Visual mondegreen?

« previous post | next post »

[This is a guest post by Stephen Plant]

I came across 'connorant' the other day, as in “gannets, connorants, vultures” in Ulysses. It was on the Guardian website. In my Penguin copy of Ulysses (p 526) it's spelt 'cormorant' (perhaps editions differ?). There are a surprising number of references to 'connorant' on line. I suppose the Ulysses connorants have a common ancestor, but the word connorant crops up in scientific journals too — here and here.

I imagine mistakes such as this were quite common in the days of manuscripts, but my (admittedly amateurish) research has failed to find a grammatical term for this specific form of mistranscription.

Do you happen to know of such a term?

If there isn't one (and assuming there's a demand!) I would like to propose 'connorant'.

 

Selected readings



23 Comments

  1. Philip Taylor said,

    May 23, 2020 @ 5:43 am

    In some fonts (and perhaps in some authors' handwriting) the letter pair "rn" and the single letter "m" are virtually indistinguishable, especially at small size, and I wonder whether "connorant" arose because the reader, previously unfamiliar with the word, simply mis-read the letters therein.

  2. Dick Margulis said,

    May 23, 2020 @ 5:53 am

    A great many backlist books from major publishers are scanned images of earlier, typeset editions for which no digital files exist.

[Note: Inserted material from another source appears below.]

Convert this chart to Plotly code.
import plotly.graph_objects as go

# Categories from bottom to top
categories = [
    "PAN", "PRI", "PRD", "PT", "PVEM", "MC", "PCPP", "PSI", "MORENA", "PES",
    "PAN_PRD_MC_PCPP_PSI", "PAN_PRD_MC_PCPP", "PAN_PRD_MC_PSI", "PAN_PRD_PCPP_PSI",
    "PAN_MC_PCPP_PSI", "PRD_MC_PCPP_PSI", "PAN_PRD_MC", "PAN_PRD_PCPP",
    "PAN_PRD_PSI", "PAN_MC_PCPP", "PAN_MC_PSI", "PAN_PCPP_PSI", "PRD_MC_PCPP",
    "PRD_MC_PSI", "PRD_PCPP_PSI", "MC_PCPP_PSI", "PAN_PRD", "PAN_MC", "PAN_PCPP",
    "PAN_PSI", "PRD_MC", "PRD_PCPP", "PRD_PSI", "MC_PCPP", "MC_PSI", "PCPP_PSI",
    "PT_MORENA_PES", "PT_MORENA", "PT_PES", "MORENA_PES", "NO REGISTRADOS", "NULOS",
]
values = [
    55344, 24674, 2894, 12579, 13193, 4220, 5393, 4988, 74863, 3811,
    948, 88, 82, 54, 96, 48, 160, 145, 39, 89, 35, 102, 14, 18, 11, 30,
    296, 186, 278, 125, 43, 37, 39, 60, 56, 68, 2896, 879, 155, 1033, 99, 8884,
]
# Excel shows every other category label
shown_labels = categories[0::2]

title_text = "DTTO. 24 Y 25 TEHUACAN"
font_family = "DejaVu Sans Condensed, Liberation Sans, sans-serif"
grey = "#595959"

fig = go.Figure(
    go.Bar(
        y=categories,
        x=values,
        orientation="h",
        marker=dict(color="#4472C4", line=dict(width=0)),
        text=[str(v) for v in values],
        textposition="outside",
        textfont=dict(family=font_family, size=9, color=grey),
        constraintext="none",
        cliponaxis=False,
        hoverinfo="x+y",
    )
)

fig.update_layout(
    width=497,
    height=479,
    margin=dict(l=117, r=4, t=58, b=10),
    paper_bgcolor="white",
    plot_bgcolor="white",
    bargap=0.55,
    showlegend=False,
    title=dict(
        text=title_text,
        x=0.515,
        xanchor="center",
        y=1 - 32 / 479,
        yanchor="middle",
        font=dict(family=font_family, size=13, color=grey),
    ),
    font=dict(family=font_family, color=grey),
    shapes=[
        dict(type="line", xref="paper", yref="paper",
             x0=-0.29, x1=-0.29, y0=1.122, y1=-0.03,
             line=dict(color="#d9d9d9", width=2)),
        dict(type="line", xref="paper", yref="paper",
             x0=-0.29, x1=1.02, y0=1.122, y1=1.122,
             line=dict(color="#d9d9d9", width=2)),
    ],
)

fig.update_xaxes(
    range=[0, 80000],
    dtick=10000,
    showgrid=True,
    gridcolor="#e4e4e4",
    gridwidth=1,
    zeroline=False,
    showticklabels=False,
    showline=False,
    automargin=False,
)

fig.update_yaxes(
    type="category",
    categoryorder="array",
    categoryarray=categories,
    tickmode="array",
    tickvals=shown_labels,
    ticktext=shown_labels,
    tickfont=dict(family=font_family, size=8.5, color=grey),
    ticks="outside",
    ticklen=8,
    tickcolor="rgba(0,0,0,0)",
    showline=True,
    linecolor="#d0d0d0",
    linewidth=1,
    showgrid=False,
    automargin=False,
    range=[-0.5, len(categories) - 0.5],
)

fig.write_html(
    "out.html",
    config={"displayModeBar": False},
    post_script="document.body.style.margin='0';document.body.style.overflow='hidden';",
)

It is common to find scannos (there are some variant spellings, but the word is a play on typo) such as the example given. Often, these result from keming, a 2008 coinage by David Friedman (http://www.ironicsans.com/2008/02/idea_a_new_typography_term.html) that has gained traction in the typography world.

    Bottom line, there's already a name for the phenomenon.

  3. Victor Mair said,

    May 23, 2020 @ 6:49 am

    kerning –> keming

    cormorant –> connorant

    The latter may be a scanno, but is it really a keming? Look carefully.

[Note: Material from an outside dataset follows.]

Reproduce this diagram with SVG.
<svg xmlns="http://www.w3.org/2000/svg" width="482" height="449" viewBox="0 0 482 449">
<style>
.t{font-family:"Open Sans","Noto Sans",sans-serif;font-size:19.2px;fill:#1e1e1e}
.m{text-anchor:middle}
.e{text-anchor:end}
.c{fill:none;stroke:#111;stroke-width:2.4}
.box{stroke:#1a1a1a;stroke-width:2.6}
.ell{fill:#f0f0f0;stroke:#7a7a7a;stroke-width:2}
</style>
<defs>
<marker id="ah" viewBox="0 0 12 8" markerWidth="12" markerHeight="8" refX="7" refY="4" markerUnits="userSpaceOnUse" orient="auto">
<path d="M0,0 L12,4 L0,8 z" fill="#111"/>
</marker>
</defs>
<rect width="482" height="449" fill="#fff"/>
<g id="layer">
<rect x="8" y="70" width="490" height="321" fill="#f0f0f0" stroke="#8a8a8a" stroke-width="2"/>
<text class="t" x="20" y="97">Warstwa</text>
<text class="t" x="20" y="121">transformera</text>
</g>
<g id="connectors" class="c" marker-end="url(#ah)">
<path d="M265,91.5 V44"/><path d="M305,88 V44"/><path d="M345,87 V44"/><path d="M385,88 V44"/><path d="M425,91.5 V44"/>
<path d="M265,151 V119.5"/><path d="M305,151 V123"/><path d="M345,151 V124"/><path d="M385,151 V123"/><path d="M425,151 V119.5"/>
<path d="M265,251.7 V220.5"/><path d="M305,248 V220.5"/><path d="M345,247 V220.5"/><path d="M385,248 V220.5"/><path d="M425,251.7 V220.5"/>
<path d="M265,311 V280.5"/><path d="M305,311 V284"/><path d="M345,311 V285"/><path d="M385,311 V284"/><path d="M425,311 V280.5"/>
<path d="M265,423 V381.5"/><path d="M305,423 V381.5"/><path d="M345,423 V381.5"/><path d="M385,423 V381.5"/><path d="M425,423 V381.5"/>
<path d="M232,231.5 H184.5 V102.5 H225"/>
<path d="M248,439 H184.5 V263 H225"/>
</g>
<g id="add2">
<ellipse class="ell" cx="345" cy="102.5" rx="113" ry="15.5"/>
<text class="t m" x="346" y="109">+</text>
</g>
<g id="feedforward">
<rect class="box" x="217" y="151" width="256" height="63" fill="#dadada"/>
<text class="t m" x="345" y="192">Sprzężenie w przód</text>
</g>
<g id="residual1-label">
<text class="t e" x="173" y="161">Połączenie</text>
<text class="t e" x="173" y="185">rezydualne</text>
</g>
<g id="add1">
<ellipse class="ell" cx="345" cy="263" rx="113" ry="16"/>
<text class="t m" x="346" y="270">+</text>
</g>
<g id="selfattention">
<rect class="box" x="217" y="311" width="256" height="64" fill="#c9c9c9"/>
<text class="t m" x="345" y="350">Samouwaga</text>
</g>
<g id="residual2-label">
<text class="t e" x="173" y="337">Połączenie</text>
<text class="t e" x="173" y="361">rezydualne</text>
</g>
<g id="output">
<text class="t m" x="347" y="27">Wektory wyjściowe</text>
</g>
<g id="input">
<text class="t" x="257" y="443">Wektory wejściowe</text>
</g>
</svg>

    If it's only a scanno, not a keming, then we still need a name for it, since scannos result from all sorts of other visual misrecognition, not just kemings.

  4. Chips Mackinolty said,

    May 23, 2020 @ 6:53 am

    Scanorant?

  5. Marco said,

    May 23, 2020 @ 6:58 am

    Another very common "scanno" that is, in an E-Book, a clear indication that it has been re-scanned from print material rather than produced from original, digital input, is "modern" => "modem".

  6. mollymooly said,

    May 23, 2020 @ 7:08 am

    minim confusion is in the dictionary

  7. Dan said,

    May 23, 2020 @ 7:28 am

    “Scarmo”? :-)

  8. Dick Margulis said,

    May 23, 2020 @ 7:39 am

    @Victor: I don't understand the distinction you are making. Well, I see that you are actually counting stems and arches and not finding the identical numbers, but that's not the issue here. The issue is that when you're driving past a picket fence at thirty miles an hour, it's hard to count the pickets. Reading at a normal speed for fluent readers is a lot like that. We mostly slow down, if we do so at all, only for unfamiliar words. The bulk of the reading we do (can't speak for Asian scripts, but at least for the Latin alphabet) consists of recognizing the shapes of words and predicting the content of that shape based on the preceding words (much the way predictive text on your phone works), slowing down now and then to check that we have it right. This is the basis for the memes that circulated a few years ago with text that was jumbled seemingly (but not actually) at random and that flattered your intelligence if you could make out the intended text.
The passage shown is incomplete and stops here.